BATTALIONS ou le cours de rattrapage version tarte dans la gueule et glaviot dans ton café. Avec « Pure Humber Sludge », Battalions nous offre une version remasterisée de ses premiers EPs, l’occasion de revenir sur le début de carrière du combo du Yorkshire (petits chiens / gros son).
BATTALIONS, pour ceux au fond de la classe, c’est un groupe développant un sludge old school, de prime abord très efficace et basique. Mais si on se se penche un peu trop sur leur cas, on réalise bien vite qu’il ne s’agit pas là d’un énième hommage à EyeHateGod ou Acid King, car il y a chez eux une volonté d’ouverture discrète par petites touches disséminées dans les titres.
Parfois c’est le chant guttural qui lorgne sur le black metal, parfois c’est une syncopation musicale plus proche d’une breakdown de coreux que d’une respiration sale façon Melvins. Parfois encore, c’est ce côté hymne qui inciterait presque au singalong. Et insidieusement, on se met à adorer ce projet, à lui louer des qualités jusqu’alors insoupçonnées, à y voir les seuls représentants modernes d’un son presque archaïque. Coté six cordes, certaines lignes de guitares ajoutent une dimension presque rock’n’roll flirtant avec un hard rock décomplexé. On serait presque tentés d’y voir une forme Kvelertak intégriste se refusant un succès trop grand public (comparaison qui tient d’ailleurs jusque dans le logo du groupe). Côté quatre cordes et batterie, c’est gras, c’est puissant et sans fioritures. Unapologetic comme disent justement les anglais.
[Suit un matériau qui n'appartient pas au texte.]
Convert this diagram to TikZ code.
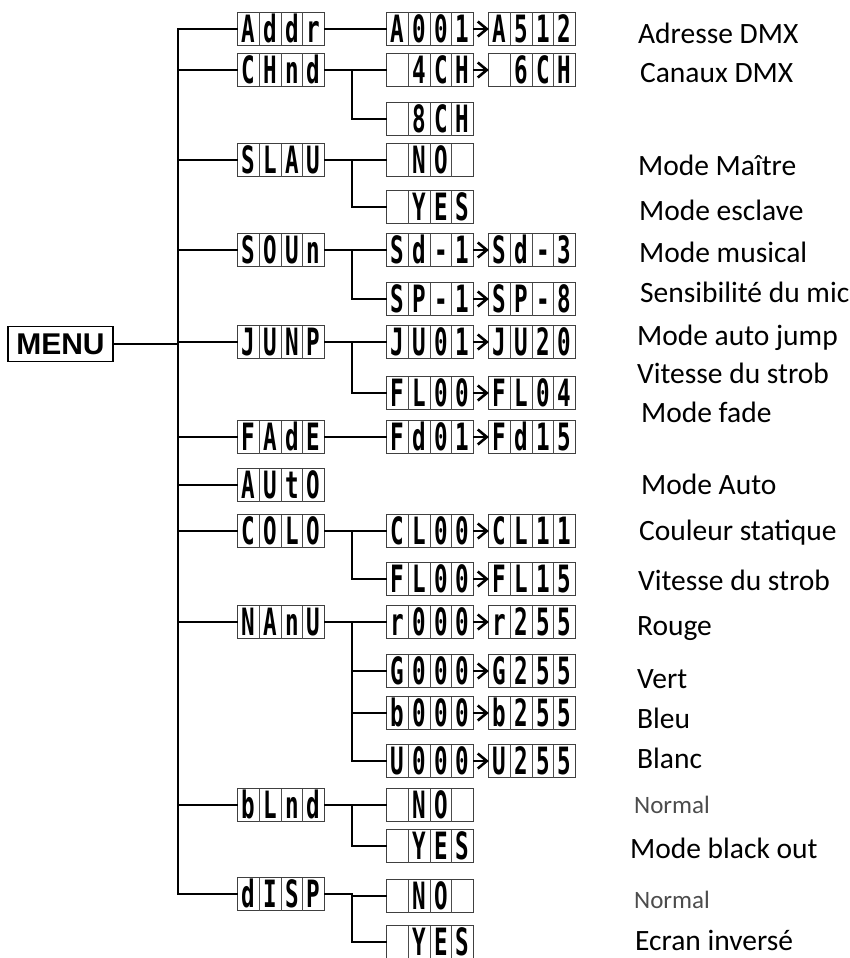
\documentclass[tikz,border=0pt]{standalone}
\usepackage{fontspec}
\setmainfont{Carlito}
\newfontfamily\lcdfont{DejaVu Sans Mono}
\newfontfamily\menufont{Liberation Sans}
\usetikzlibrary{arrows.meta}

% one cell of the display, and a 4-cell display
\newcommand{\lcdchar}[1]{\makebox[21pt]{\raisebox{-13.5pt}[0pt][0pt]{\scalebox{1.05}[1.75]{\fontsize{21.5}{21.5}\lcdfont\bfseries #1}}}}
\newcommand{\lcdsep}{{\color{black!70}\vrule width 0.8pt height 16.5pt depth 16.5pt}}
\newcommand{\lcdbox}[4]{\lcdchar{#1}\lcdsep\lcdchar{#2}\lcdsep\lcdchar{#3}\lcdsep\lcdchar{#4}}

\begin{document}
\begin{tikzpicture}[
  x=1pt, y=-1pt,
  line width=2.2pt,
  >={Straight Barb[length=9pt,width=15pt,line width=2.6pt]},
  lcd/.style={draw=black!75, line width=0.8pt, inner sep=0pt, outer sep=0pt},
  lbl/.style={anchor=base west, inner sep=0pt, font=\fontsize{29.5}{29.5}\selectfont},
  note/.style={anchor=base west, inner sep=0pt, text=black!70, font=\fontsize{25}{25}\selectfont}
]
\useasboundingbox (0,0) rectangle (850,958);

\node[draw, line width=1.8pt, minimum width=105pt, minimum height=35pt, inner sep=0pt,
  font=\menufont\bfseries\fontsize{30}{30}\selectfont] (menu) at (60.5,344) {MENU};

\coordinate (trunk) at (178,0);
\coordinate (br) at (352,0);

% first level
\node[lcd] (addr) at (281,29) {\lcdbox{A}{d}{d}{r}};
\node[lcd] (chnd) at (281,70) {\lcdbox{C}{H}{n}{d}};
\node[lcd] (slau) at (281,160) {\lcdbox{S}{L}{A}{U}};
\node[lcd] (soun) at (281,250) {\lcdbox{S}{O}{U}{n}};
\node[lcd] (jump) at (281,342) {\lcdbox{J}{U}{N}{P}};
\node[lcd] (fade) at (281,437) {\lcdbox{F}{A}{d}{E}};
\node[lcd] (auto) at (281,485) {\lcdbox{A}{U}{t}{O}};
\node[lcd] (colo) at (281,531) {\lcdbox{C}{O}{L}{O}};
\node[lcd] (manu) at (281,622) {\lcdbox{N}{A}{n}{U}};
\node[lcd] (blnd) at (281,805) {\lcdbox{b}{L}{n}{d}};
\node[lcd] (disp) at (281,894) {\lcdbox{d}{I}{S}{P}};

% second and third level
\node[lcd] (addrlo) at (430,29) {\lcdbox{A}{0}{0}{1}};
\node[lcd] (addrhi) at (532,29) {\lcdbox{A}{5}{1}{2}};
\node[lcd] (ch4) at (430,70) {\lcdbox{}{4}{C}{H}};
\node[lcd] (ch6) at (532,70) {\lcdbox{}{6}{C}{H}};
\node[lcd] (ch8) at (430,119) {\lcdbox{}{8}{C}{H}};
\node[lcd] (slno) at (430,160) {\lcdbox{}{N}{O}{}};
\node[lcd] (slyes) at (430,207) {\lcdbox{}{Y}{E}{S}};
\node[lcd] (sdlo) at (430,250) {\lcdbox{S}{d}{-}{1}};
\node[lcd] (sdhi) at (532,250) {\lcdbox{S}{d}{-}{3}};
\node[lcd] (splo) at (430,299) {\lcdbox{S}{P}{-}{1}};
\node[lcd] (sphi) at (532,299) {\lcdbox{S}{P}{-}{8}};
\node[lcd] (julo) at (430,342) {\lcdbox{J}{U}{0}{1}};
\node[lcd] (juhi) at (532,342) {\lcdbox{J}{U}{2}{0}};
\node[lcd] (fllo) at (430,393) {\lcdbox{F}{L}{0}{0}};
\node[lcd] (flhi) at (532,393) {\lcdbox{F}{L}{0}{4}};
\node[lcd] (fdlo) at (430,437) {\lcdbox{F}{d}{0}{1}};
\node[lcd] (fdhi) at (532,437) {\lcdbox{F}{d}{1}{5}};
\node[lcd] (cllo) at (430,531) {\lcdbox{C}{L}{0}{0}};
\node[lcd] (clhi) at (532,531) {\lcdbox{C}{L}{1}{1}};
\node[lcd] (cflo) at (430,579) {\lcdbox{F}{L}{0}{0}};
\node[lcd] (cfhi) at (532,579) {\lcdbox{F}{L}{1}{5}};
\node[lcd] (rlo) at (430,622) {\lcdbox{r}{0}{0}{0}};
\node[lcd] (rhi) at (532,622) {\lcdbox{r}{2}{5}{5}};
\node[lcd] (glo) at (430,671) {\lcdbox{G}{0}{0}{0}};
\node[lcd] (ghi) at (532,671) {\lcdbox{G}{2}{5}{5}};
\node[lcd] (blo) at (430,713) {\lcdbox{b}{0}{0}{0}};
\node[lcd] (bhi) at (532,713) {\lcdbox{b}{2}{5}{5}};
\node[lcd] (wlo) at (430,761) {\lcdbox{U}{0}{0}{0}};
\node[lcd] (whi) at (532,761) {\lcdbox{U}{2}{5}{5}};
\node[lcd] (bno) at (430,805) {\lcdbox{}{N}{O}{}};
\node[lcd] (byes) at (430,846) {\lcdbox{}{Y}{E}{S}};
\node[lcd] (dno) at (430,896) {\lcdbox{}{N}{O}{}};
\node[lcd] (dyes) at (430,942) {\lcdbox{}{Y}{E}{S}};

% trunk
\draw (menu.east) -- (trunk |- menu.east);
\draw[line cap=rect] (trunk |- addr) -- (trunk |- disp);
\foreach \n in {addr,chnd,slau,soun,jump,fade,auto,colo,manu,blnd,disp}
  \draw (trunk |- \n) -- (\n.west);

% branches
\draw (addr.east) -- (addrlo.west);
\draw (chnd.east) -- (ch4.west);
\draw (br |- chnd) |- (ch8.west);
\draw (slau.east) -- (slno.west);
\draw (br |- slau) |- (slyes.west);
\draw (soun.east) -- (sdlo.west);
\draw (br |- soun) |- (splo.west);
\draw (jump.east) -- (julo.west);
\draw (br |- jump) |- (fllo.west);
\draw (fade.east) -- (fdlo.west);
\draw (colo.east) -- (cllo.west);
\draw (br |- colo) |- (cflo.west);
\draw (manu.east) -- (rlo.west);
\draw (br |- manu) |- (wlo.west);
\draw (br |- glo) -- (glo.west);
\draw (br |- blo) -- (blo.west);
\draw (blnd.east) -- (bno.west);
\draw (br |- blnd) |- (byes.west);
\draw (disp.east) -- (br |- disp) -- (br |- dno) -- (dno.west);
\draw (br |- dno) |- (dyes.west);

% ranges
\foreach \a/\b in {addrlo/addrhi,ch4/ch6,sdlo/sdhi,splo/sphi,julo/juhi,fllo/flhi,fdlo/fdhi,cllo/clhi,cflo/cfhi,rlo/rhi,glo/ghi,blo/bhi,wlo/whi}
  \draw[->] (\a.east) -- (\b.west);

% texts
\node[lbl] (t1) at (637,44) {Adresse DMX};
\node[lbl] (t2) at (639,82) {Canaux DMX};
\node[lbl] (t3) at (637,175) {Mode Maître};
\node[lbl] (t4) at (638,220) {Mode esclave};
\node[lbl] (t5) at (638,262) {Mode musical};
\node[lbl] (t6) at (639,302) {Sensibilité du mic};
\node[lbl] (t7) at (636,345) {Mode auto jump};
\node[lbl] (t8) at (636,383) {Vitesse du strob};
\node[lbl] (t9) at (640,422) {Mode fade};
\node[lbl] (t10) at (640,494) {Mode Auto};
\node[lbl] (t11) at (638,540) {Couleur statique};
\node[lbl] (t12) at (637,590) {Vitesse du strob};
\node[lbl] (t13) at (636,635) {Rouge};
\node[lbl] (t14) at (636,688) {Vert};
\node[lbl] (t15) at (636,728) {Bleu};
\node[lbl] (t16) at (636,768) {Blanc};
\node[note] (t17) at (633,813) {Normal};
\node[lbl] (t18) at (629,858) {Mode black out};
\node[note] (t19) at (633,908) {Normal};
\node[lbl] (t20) at (634,950) {Ecran inversé};

\end{tikzpicture}
\end{document}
Une fois ce décor planté, que retenir de ce remaster de BATTALIONS ? La production bénéficie forcément de ce travail, et si certains trouveront qu’on perd en partie le charme d’une production marécageuse à petit budget, d’autres se délecteront de pouvoir profiter d’avantage des arrangements soignés sur les parties de guitares leads. Oui oui, on parle d’arrangements soignés sur un album de sludge old school, cette fois c’est sûr 2020 déconne à plein tubes.
Puisqu’il s’agit de la juxtaposition de deux EPs, on y trouvera logiquement deux ambiances. La première est plus classique et démontre que BATTALIONS connaît les codes du genre tout en apposant ces aspects subtilement black ou rock n’roll. La deuxième partie reprend les mêmes bases tout en mettant en avant une qualité d’écriture plus nette avec des sonorités presque grunge par moment. De mon point de vue, c’est cette seconde partie la plus mémorable, bien que plus déroutante ou inégale. Les traditionalistes auront tendance à préférer le cadrage et le sens de la discipline de la première moitié. Finalement, voilà de quoi mettre tout le monde d’accord. Mes coups de cœur ? « Deadbeat » et « Skin Jon », sans hésiter une seconde.
On sort des écoutes répétées de « Pure Humber Sludge » avec un sentiment inédit : celui d’avoir affaire à un album qui aurait pu sortir en 98 tout en lui louant une modernité inespérée. Impossible d’adresser le moindre reproche à BATTALIONS, le groupe maîtrise parfaitement son sujet et c’est un auditeur comblé qui écrit ces quelques lignes. Il faut dire que sludge old school et personnalité forte vont rarement de pair, et qu’on ne saurait que saluer cette prouesse réalisée par Battalions.